**What is being asked:** Copy exactly the lines that run from the top of the listing to the line containing "y_ticks = [0, 9900, 19800, 29700, 39600, 49500]", both ends included, and omit the pictures.

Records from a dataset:
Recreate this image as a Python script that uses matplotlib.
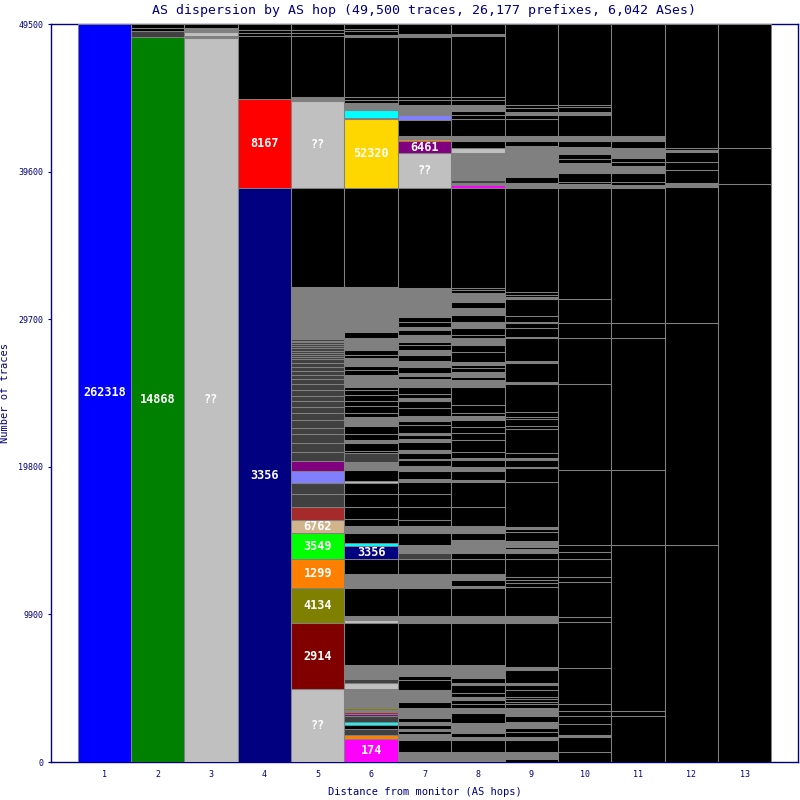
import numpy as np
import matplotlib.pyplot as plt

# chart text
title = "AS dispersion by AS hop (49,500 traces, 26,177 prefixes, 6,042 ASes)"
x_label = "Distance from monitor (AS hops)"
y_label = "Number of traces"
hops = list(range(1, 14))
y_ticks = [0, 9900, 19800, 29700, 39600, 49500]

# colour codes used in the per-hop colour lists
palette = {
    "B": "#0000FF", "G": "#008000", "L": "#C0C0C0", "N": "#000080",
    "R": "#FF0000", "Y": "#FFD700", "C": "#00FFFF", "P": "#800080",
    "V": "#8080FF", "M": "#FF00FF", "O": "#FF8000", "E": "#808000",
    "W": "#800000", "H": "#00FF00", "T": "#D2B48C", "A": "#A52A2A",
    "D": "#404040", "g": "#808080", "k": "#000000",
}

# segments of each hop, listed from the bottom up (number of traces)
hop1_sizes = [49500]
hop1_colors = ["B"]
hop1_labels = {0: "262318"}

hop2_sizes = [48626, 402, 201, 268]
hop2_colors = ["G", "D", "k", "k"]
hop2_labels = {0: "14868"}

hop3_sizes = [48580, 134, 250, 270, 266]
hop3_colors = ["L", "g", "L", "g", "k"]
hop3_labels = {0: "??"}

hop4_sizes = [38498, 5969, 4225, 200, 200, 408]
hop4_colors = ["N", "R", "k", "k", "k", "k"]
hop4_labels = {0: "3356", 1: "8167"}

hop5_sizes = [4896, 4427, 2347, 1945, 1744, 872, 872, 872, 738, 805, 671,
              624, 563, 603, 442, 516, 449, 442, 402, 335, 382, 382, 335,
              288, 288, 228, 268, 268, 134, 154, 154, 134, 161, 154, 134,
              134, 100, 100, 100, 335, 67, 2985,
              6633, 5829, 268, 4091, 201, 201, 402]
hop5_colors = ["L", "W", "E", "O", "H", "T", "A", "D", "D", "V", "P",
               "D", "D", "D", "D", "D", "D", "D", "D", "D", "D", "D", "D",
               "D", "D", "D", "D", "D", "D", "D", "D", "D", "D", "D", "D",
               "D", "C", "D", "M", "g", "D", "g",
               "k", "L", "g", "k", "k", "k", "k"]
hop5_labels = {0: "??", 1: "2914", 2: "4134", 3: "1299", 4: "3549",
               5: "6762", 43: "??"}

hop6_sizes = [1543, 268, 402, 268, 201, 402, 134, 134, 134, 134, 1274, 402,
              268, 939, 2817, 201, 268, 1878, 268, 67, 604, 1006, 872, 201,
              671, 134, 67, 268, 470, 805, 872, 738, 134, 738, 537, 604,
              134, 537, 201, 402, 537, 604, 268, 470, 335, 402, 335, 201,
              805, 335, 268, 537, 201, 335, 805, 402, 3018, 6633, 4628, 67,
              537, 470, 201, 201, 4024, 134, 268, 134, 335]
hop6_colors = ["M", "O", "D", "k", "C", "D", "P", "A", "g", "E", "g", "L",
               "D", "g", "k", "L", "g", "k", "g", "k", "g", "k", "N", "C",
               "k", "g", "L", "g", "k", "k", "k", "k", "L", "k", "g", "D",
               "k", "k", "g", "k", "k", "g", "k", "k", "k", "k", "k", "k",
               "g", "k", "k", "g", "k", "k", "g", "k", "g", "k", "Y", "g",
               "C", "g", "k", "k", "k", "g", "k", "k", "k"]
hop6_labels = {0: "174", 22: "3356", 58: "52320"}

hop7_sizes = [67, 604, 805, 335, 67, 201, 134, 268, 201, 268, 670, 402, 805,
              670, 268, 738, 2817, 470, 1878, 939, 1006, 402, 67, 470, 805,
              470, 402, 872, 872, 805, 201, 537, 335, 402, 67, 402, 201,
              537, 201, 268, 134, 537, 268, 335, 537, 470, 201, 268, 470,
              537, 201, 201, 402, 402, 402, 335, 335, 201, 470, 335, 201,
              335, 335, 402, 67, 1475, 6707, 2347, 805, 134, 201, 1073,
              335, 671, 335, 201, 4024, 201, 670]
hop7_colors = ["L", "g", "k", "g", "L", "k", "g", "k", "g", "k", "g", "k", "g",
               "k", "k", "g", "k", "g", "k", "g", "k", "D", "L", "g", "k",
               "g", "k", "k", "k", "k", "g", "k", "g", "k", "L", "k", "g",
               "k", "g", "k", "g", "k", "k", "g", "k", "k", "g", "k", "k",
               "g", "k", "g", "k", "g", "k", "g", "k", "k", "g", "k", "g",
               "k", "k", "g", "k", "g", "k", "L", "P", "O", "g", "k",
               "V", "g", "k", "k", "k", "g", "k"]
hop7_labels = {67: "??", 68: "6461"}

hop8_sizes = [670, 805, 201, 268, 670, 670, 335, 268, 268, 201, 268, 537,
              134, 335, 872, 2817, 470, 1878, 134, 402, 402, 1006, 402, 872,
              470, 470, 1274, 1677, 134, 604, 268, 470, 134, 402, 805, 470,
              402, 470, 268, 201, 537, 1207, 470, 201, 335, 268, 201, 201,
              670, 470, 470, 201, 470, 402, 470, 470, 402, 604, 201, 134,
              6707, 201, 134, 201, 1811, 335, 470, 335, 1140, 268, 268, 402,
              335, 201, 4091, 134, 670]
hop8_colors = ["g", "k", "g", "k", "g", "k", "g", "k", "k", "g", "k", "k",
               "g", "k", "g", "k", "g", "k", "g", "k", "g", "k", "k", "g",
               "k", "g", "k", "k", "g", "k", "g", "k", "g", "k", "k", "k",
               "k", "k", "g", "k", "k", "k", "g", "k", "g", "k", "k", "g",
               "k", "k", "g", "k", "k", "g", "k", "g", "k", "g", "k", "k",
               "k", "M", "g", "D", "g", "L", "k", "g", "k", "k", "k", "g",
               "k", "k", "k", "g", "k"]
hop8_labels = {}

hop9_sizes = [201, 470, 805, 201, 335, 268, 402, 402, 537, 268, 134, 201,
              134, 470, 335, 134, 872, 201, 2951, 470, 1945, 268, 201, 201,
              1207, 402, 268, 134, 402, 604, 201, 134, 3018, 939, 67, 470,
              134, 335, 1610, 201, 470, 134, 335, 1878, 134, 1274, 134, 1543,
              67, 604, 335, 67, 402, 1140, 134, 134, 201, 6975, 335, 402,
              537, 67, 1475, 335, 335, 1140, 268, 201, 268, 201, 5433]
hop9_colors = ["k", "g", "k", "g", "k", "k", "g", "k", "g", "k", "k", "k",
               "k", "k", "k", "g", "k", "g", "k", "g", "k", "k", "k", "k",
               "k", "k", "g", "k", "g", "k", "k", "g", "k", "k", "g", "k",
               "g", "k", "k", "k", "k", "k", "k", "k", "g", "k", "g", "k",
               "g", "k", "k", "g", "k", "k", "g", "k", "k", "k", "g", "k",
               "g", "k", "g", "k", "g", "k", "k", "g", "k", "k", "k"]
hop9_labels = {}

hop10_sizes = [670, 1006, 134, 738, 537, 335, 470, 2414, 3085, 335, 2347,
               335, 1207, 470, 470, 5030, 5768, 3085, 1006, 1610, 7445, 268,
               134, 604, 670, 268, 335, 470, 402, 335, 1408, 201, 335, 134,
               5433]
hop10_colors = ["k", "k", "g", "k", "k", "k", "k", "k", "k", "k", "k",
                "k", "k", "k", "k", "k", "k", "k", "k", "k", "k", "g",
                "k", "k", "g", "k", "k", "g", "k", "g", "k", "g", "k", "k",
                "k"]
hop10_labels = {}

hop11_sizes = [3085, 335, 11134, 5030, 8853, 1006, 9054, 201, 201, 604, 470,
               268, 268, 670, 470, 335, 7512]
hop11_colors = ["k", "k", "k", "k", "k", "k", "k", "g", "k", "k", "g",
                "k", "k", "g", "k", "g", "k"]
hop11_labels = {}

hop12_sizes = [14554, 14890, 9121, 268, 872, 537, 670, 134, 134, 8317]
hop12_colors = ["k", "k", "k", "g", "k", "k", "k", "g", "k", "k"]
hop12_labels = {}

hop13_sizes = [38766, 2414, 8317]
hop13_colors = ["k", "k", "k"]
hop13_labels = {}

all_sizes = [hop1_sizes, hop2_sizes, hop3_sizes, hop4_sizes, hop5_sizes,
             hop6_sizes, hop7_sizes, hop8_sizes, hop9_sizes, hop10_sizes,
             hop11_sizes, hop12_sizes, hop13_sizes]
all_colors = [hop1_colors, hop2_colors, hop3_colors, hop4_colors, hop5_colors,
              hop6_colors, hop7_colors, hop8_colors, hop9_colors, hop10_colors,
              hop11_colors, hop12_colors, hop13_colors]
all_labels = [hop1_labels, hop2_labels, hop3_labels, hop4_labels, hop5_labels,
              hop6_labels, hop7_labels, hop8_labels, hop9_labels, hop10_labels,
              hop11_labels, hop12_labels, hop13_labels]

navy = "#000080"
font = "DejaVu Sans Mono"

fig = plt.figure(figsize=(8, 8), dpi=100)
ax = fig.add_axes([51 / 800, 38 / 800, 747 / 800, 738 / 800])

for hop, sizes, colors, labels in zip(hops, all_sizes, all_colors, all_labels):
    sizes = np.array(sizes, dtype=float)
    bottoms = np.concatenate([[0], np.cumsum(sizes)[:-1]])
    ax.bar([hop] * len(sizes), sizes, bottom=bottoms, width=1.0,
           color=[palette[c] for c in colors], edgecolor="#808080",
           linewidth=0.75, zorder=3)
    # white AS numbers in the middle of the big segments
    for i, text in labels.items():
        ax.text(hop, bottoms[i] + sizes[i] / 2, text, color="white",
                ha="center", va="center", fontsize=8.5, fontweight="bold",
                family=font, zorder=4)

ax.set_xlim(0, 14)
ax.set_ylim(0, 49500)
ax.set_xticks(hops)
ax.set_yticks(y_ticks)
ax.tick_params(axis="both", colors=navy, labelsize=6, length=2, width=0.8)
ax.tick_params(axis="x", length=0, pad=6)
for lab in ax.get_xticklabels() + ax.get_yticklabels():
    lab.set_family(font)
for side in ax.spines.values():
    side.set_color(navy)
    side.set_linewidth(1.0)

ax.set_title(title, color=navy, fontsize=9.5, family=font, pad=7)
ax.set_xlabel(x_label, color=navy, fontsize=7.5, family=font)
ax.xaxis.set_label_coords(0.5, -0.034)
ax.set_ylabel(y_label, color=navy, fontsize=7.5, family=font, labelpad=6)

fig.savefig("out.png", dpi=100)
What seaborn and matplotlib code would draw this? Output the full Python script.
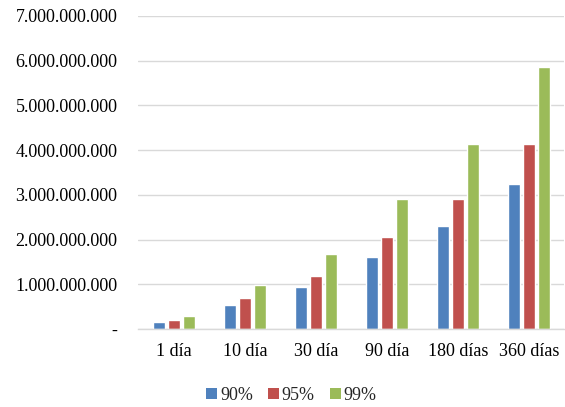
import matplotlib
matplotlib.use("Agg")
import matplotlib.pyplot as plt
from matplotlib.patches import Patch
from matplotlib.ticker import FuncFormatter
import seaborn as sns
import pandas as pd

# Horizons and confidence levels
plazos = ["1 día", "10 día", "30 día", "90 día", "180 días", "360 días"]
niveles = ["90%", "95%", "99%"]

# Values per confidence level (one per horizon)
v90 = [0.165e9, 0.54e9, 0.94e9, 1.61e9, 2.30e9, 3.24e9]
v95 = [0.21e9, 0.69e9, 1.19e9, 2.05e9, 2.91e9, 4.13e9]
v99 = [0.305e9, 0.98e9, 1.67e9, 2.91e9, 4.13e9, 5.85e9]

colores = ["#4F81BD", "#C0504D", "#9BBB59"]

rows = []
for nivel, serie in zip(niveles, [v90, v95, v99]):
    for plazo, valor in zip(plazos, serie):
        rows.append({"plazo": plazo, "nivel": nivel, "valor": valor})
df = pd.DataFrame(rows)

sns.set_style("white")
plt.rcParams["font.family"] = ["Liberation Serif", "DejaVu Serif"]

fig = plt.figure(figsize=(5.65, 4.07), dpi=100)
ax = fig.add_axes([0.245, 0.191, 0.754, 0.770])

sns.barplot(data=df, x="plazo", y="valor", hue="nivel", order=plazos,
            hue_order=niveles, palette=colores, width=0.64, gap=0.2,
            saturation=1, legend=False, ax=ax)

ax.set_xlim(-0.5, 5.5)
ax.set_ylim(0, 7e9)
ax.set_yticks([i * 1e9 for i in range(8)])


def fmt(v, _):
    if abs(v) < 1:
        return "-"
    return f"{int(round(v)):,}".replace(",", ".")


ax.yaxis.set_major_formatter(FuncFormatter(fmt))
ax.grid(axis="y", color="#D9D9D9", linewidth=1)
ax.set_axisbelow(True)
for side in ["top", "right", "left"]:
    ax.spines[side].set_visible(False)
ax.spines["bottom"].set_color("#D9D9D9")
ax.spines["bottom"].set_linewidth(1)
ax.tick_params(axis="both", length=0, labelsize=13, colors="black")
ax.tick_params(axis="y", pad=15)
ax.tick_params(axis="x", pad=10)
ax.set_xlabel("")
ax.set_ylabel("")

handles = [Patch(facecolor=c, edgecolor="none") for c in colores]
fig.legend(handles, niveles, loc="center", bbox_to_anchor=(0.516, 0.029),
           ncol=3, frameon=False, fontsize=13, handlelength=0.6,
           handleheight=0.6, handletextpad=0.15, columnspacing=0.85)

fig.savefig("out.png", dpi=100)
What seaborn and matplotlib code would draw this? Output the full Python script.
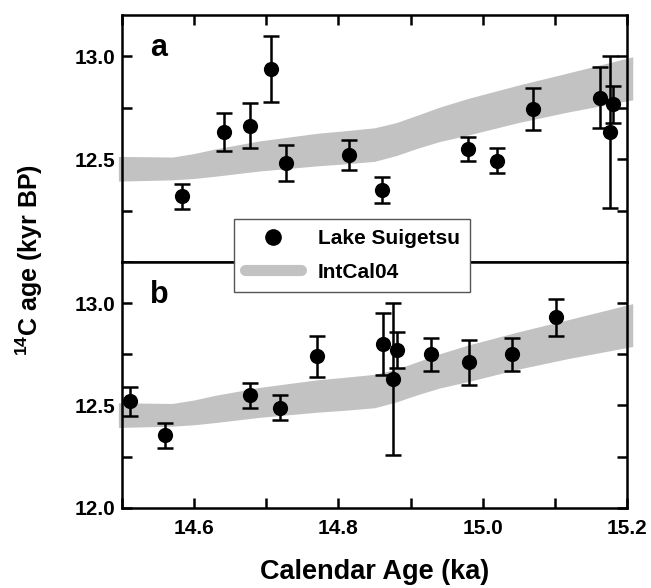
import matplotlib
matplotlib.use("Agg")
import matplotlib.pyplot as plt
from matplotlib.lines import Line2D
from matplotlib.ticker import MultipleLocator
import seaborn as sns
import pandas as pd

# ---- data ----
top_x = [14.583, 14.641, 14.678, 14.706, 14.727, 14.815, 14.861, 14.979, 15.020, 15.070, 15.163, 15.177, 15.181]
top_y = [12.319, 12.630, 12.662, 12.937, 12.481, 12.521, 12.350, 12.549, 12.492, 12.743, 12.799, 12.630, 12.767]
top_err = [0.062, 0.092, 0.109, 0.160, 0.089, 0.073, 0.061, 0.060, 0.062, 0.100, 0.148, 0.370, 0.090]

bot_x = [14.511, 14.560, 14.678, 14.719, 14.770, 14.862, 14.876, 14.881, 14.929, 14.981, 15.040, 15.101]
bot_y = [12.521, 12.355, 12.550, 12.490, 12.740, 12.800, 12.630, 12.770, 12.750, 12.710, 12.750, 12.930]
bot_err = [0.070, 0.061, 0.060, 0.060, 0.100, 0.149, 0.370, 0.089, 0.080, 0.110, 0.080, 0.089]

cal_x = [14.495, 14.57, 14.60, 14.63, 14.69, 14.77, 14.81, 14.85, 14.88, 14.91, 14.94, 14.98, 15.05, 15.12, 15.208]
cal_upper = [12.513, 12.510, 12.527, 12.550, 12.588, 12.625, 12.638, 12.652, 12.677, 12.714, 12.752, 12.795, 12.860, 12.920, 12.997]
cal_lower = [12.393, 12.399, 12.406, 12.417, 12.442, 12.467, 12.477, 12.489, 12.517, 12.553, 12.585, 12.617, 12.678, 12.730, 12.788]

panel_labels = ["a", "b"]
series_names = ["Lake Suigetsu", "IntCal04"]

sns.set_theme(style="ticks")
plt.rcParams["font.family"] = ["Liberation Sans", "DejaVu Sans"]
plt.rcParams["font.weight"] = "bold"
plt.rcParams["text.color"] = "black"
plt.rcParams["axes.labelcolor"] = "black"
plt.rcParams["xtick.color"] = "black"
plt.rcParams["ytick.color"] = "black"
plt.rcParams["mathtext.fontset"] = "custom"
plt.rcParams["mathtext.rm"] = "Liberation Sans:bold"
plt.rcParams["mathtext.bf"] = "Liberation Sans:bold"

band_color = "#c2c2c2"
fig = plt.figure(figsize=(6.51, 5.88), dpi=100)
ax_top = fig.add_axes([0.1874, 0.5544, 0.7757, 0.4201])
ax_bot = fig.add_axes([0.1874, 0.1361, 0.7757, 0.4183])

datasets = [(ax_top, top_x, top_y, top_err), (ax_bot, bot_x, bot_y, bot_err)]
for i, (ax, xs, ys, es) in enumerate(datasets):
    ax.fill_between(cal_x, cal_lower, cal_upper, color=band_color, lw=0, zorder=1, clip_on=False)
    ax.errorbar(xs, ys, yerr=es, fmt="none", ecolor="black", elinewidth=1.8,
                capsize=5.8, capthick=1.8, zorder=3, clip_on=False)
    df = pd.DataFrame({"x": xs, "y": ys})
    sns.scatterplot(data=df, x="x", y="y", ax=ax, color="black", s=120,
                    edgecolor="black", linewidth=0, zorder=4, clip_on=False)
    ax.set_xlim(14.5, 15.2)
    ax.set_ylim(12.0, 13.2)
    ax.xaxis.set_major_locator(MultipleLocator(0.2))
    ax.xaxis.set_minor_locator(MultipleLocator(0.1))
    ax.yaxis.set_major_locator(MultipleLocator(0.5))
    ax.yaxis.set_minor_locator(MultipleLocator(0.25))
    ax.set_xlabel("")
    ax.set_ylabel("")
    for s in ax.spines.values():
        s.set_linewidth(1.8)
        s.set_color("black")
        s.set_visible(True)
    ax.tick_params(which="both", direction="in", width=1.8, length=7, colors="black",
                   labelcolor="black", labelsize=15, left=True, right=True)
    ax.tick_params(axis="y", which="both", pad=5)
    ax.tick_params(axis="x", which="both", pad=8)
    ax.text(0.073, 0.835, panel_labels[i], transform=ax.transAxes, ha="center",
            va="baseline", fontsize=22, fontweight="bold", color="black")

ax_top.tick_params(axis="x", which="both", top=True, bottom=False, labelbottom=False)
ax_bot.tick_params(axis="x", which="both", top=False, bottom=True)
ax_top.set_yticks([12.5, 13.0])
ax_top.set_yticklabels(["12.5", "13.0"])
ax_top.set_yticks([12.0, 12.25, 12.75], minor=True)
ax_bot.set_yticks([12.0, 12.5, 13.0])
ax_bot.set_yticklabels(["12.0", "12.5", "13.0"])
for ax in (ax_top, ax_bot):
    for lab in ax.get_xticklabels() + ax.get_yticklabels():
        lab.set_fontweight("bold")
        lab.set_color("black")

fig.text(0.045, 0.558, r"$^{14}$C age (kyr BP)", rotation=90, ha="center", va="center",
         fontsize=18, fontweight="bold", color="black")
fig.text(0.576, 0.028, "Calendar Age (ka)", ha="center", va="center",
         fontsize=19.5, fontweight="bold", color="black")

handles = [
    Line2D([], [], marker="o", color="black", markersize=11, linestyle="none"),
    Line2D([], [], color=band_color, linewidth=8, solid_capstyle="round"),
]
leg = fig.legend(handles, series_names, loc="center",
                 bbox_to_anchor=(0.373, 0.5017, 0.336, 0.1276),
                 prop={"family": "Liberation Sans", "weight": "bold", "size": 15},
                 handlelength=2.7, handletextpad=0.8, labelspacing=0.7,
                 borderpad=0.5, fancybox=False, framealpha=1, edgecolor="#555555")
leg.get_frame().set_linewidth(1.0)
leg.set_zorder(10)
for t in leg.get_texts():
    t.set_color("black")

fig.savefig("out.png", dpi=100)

**Finished answer:**
Recreate this image as a Python script that uses matplotlib.
import numpy as np
import matplotlib.pyplot as plt

# chart text
title = "AS dispersion by AS hop (49,500 traces, 26,177 prefixes, 6,042 ASes)"
x_label = "Distance from monitor (AS hops)"
y_label = "Number of traces"
hops = list(range(1, 14))
y_ticks = [0, 9900, 19800, 29700, 39600, 49500]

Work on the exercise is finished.